Review: A Fountain Filled with Blood, by Julia Spencer-Fleming

In this second of the Clare Fergusson/Russ Van Alstyne mysteries, a series of hate crimes against gays brings the duo together again.  Clare is a thirty-ish Episcopal priest; Russ is the 48-year-old Chief of Police in Millers Kill, a small town in New York’s Adirondacks region.

Clare is still relatively new to the community and while she has demonstrated an ability to inspire, counsel, and lead her congregation, she has also unsettled them with some of her liberal views.  In this book she provides pastoral counseling to gay assault victims and their partners, and takes up the cause of gay rights issue within her congregation by organizing a vigil.  Through her profession Clare gains entry into unusual situations that provide insight to the crimes, and then can’t resist going one step further (some might say one step too far) with further investigation.  Armed with clues, she constantly badgers Russ to acknowledge a link between each case.  Russ initially rejects Clare’s involvement but as the crimes escalate, their collaboration becomes essential.
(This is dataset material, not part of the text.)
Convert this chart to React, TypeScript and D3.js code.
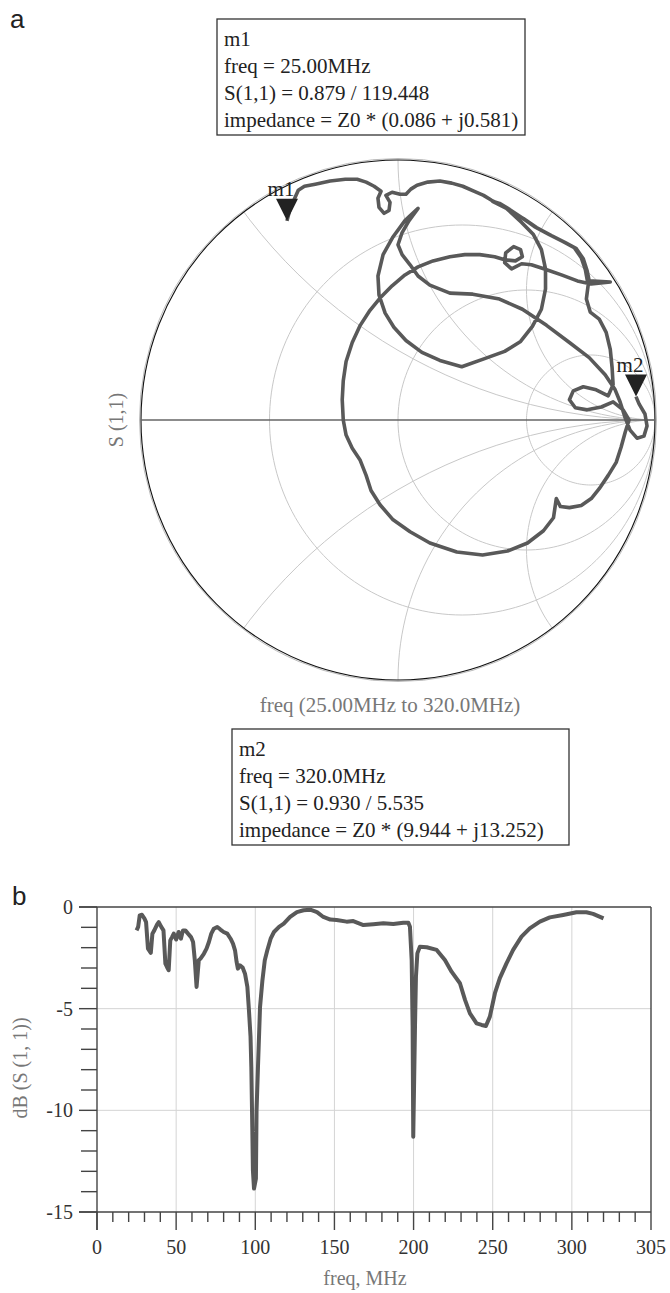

Where the first book in this series drew more on Russ’ talents as a law enforcement officer and Clare was the error-prone but well-intentioned assistant, this story is all about Clare.  In a hilarious party scene, Clare gleans important clues but not without making a fool of herself.  She also takes charge during a thrilling chase near the end, drawing on her Army training.  Russ remains, as always, a dependable friend … or perhaps something more?  Russ is married, but his wife is always absent.  Each character acknowledges their feelings for the other, but only to themselves.  This is definitely a side story, but every time the two were alone together, I found myself wondering if this would be the big moment.  Nah … maintaining this dramatic tension is all part of the fun!